Hike to the Summit of Mount Sinai, Egypt
Today we’d like to share our story from a night trek to the summit of Mount Sinai. This is an iconic biblical destination, said to be the location where Moses received the Ten Commandments from God. Local Bedouins refer to this mountain as Jebel Musa, or the Mountain of Moses.
We did this hike back in 2009. We haven’t shared this unique travel experience on this blog yet, so we thought today was as good as any to take a trip back in time.
It is a popular pilgrimage for Jews, Christians and Muslims, as evidenced by the never-ending stream of hikers that can be seen walking down the 3,750 Steps of Penitence. See the photo above. That is a lot of people.
Hiking to the Mount Sinai Summit
You need to hire a guide to do the hike, even though the trail is well marked and not very difficult. Most people will book a tour that departs from either Dahab or Sharm el-Sheik and includes transportation and a personal guide. You can also hire a guide or camel right at the park entrance.
We left our hotel, located in the seaside town of Dahab, at around 11:00 PM and arrived at the base of Mount Sinai around 1:00 AM. The drive included several military check points along the way. The fact that it was the middle of the night and nobody was around for miles made the experience a little intimidating.
We hiked throughout the night in order to witness the sunrise over the sandstone mountains of Egypt’s Sinai Peninsula. It’s recommended to do the sunrise or sunset hike because it’s too hot to hike up the desert mountain during the day.
That, and the views are much more spectacular with a splash of colour.
Read more posts from Egypt here.
A bizarre thing happened right before we began the hike.
Just beyond the parking lot, near the park entrance, we had to pass through a metal detector, along with the other 200 tourists and pilgrims that intended to reach the summit that morning.
Try to picture this for a moment. In the middle of a dusty path stood a dimly lit metal detector, like the one you’d see at an airport.
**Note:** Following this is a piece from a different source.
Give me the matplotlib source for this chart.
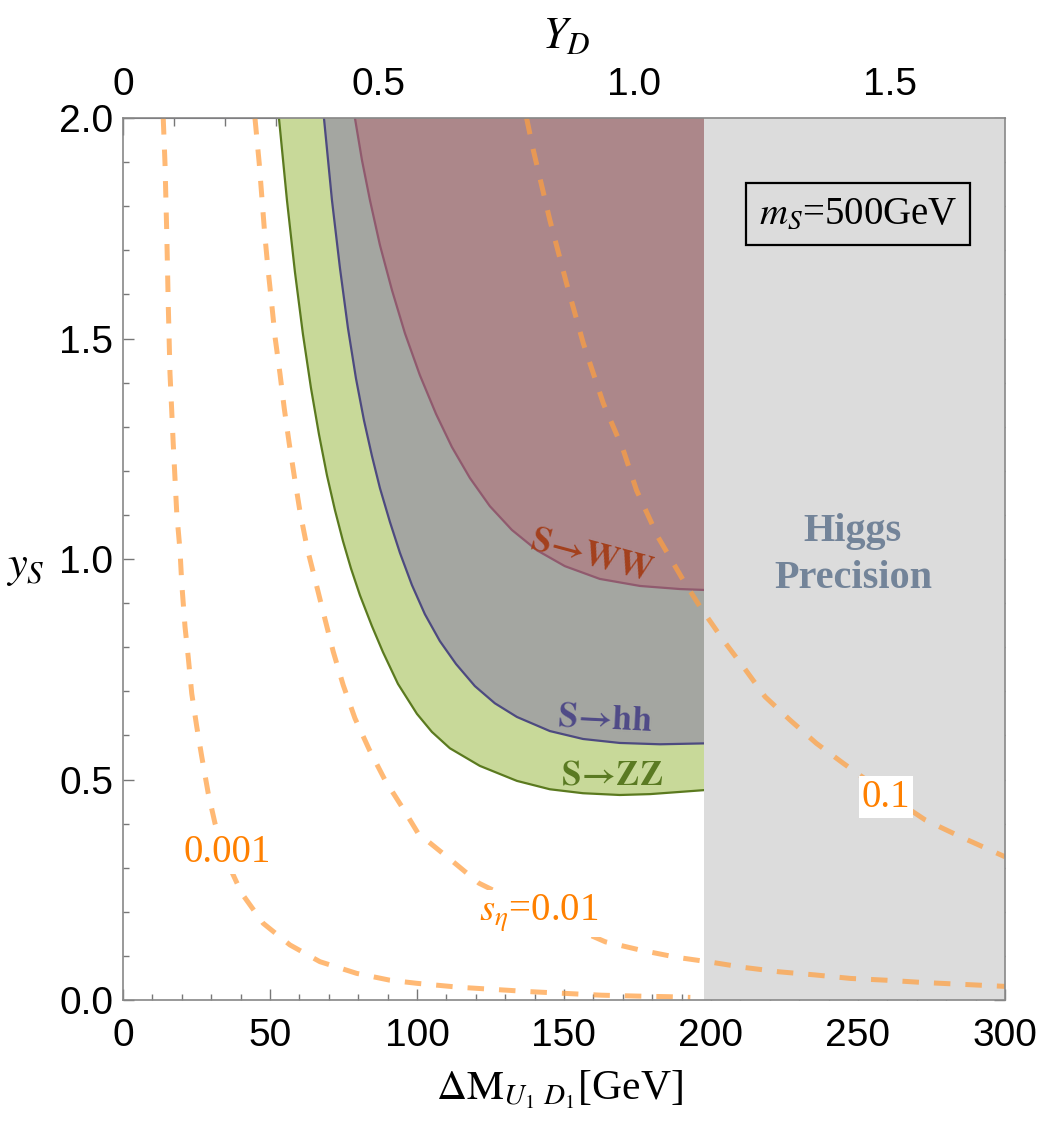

I assume that this makeshift ‘security check’ was designed prevent people from bringing weapons on the trail?
But what confused us most was that camel shepherds, tour guides and souvenir merchants were allowed to walk around the metal detector. No questions asked? Literally dozens of people flowed past the check point without so much as a look. However, the bus loads of foreign tourists where required to pass through this outdoor metal detector? It’s such a strange process.
The hike to the summit took about 3 hours.
We hiked up the Camel Path, which is an easier path that snakes its way up to the summit. It’s a relatively easy hike, but you’ll work up a sweat and your legs will get a good burn.
The path was quite sandy and dirty. As you can guess from the name, there are lots of camels on this path. These camels kick up dust as they transport those who are unwilling or unable to make the climb.
Along the way, there were many rest stops with small huts that sell drinks and snacks. At the summit, you will find more small huts serving hot tea and renting blankets and pillows to sit on.
It’s quite cold at the summit, especially since you’ve been sweating for a few hours. It’s wise to bring a change of clothes, sweater, hat and pants.
Orange glow from the sunrise. The views on top of Mount Sinai are incredible.
We descended down the Steps of Penitence, a shorter but much steeper path down the mountain. The rocky desert mountain landscapes are incredible. It’s become one of the most memorable hikes from our travels.
Saint Catherine’s Monastery
The hike concluded at Saint Catherine’s Monastery (pictured above. This Greek Orthodox monastery was built in the 6th century and is the location of the legendary Burning Bush from the Bible. It’s now a UNESCO World Heritage Site and one of the longest-running monasteries in the world.
Have you visited Mount Sinai? What did you think?